Don’t wait until problems gets fixed to enjoy what’s there. 

  • Compulsives like having things resolved. Sorry. It’s going to take 36 hours for your luggage to arrive. That’s 69.7 percent of your vacation and believe me, those airline execs are not going to feel one bit of your pain no matter how much you stew about it. How are the mojitos at the bar?

Slow down: seek quality, not quantity.

  • Beware of trying to do EVERYTHING in the limited time you have. You won’t be able to see every waterfall, go on every ride or visit every bakery in search of the perfect red velvet cupcake while you’re there.
  • Savor what you are able to do and see…And eat and drink.

Detox from your work addiction.

  • You may well be addicted to work, and like any other addiction, when you try to stop you’ll experience withdrawal. Expect it to be very uncomfortable….At first. You’ll get past it.
  • If you must work, compartmentalize it. Limit calls or emails to a particular hour and then leave it. Put your phone away. If you insist on doing some sort of work or having a project, work on not working. Take the reins of your compulsive energy and make relaxing your destination.

Substitute Presence for Productivity.

  • In order to let go of control and productivity you’ll need to put other things in their place.
  • Savor the small things with all five senses. The smell of the air. The temperature. Textures—sand, smooth rock, the wooden tabletop. The sound of the breeze in the trees. The colors of buildings, water, leaves, and, the eyes of your friends or family.

Re-inhabit your body

  • I’m going to make an educated guess here that your body is more of a vehicle than a temple for you. You use it to get somewhere rather than enjoy the ride. You’ve been leaning so far forward to be productive that you’ve actually evacuated your own body.
  • Try to get back inside. Take hot showers and baths. Enjoy stretching. Use progressive muscle relaxation. Exchange massages with your partner. Slow down enough to notice your in-breath and out-breath.

Recall what’s most important to you.

  • Clarifying your priorities is one of the most important things you can do to move toward the healthier end of the compulsive spectrum. Unhealthy compulsivity is caused fundamentally by a very skewed sense of value and meaning. To start, ask yourself why you’re taking this vacation. This is also a good time to think long term: what are the things that are going to make your life really satisfying?

Vacation is a great time to experiment with letting go of the constant ego chatter about what you think needs to be done, and instead listening to other parts of you that call for something more fulfilling.
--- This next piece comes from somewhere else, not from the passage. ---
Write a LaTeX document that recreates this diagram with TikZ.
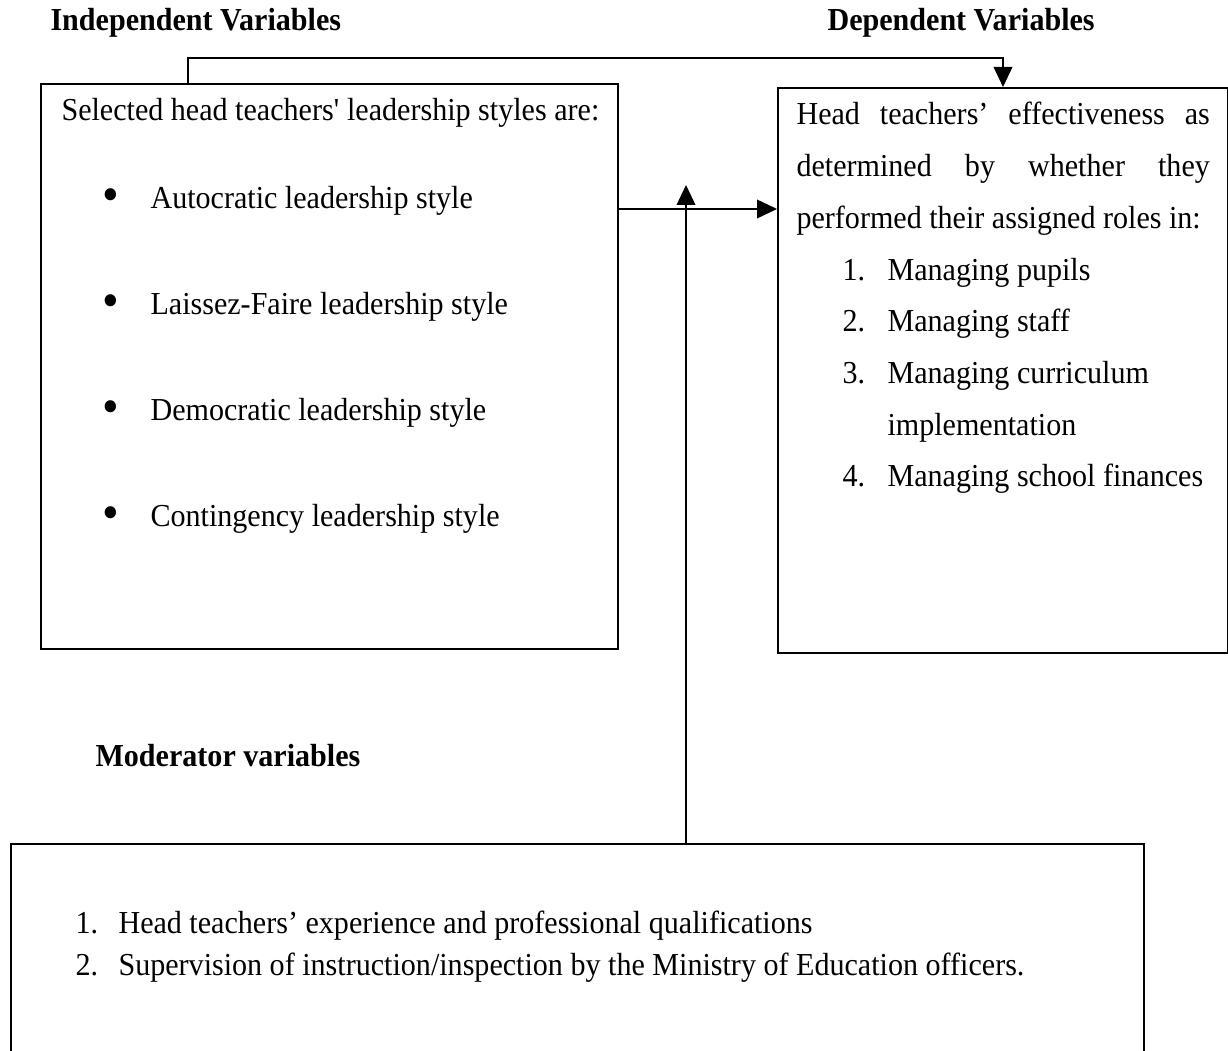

You have a chance to trust that if you allow the controlling ego to let go and rest, other parts of you will make your life richer and give you better direction.

If you struggle to achieve any of these bullet points don’t get down on yourself. You’re a work in progress. Accepting the realistic limitations of being humanly imperfect is part of The Healthy Compulsive Project. And that’s a challenge you can enjoy.

____________________________________________

[i] Alex Soojung-Kim Pang, Rest: Why You Get More Done When You Work Less (New York: Basic Books, 2016).

[ii] Ap Dijksterhuis, “Think Different: The Merits of Unconscious Thought in Preference Development and Decision Making,” Journal of Personality and Social Psychology 87, no. 5 (2004).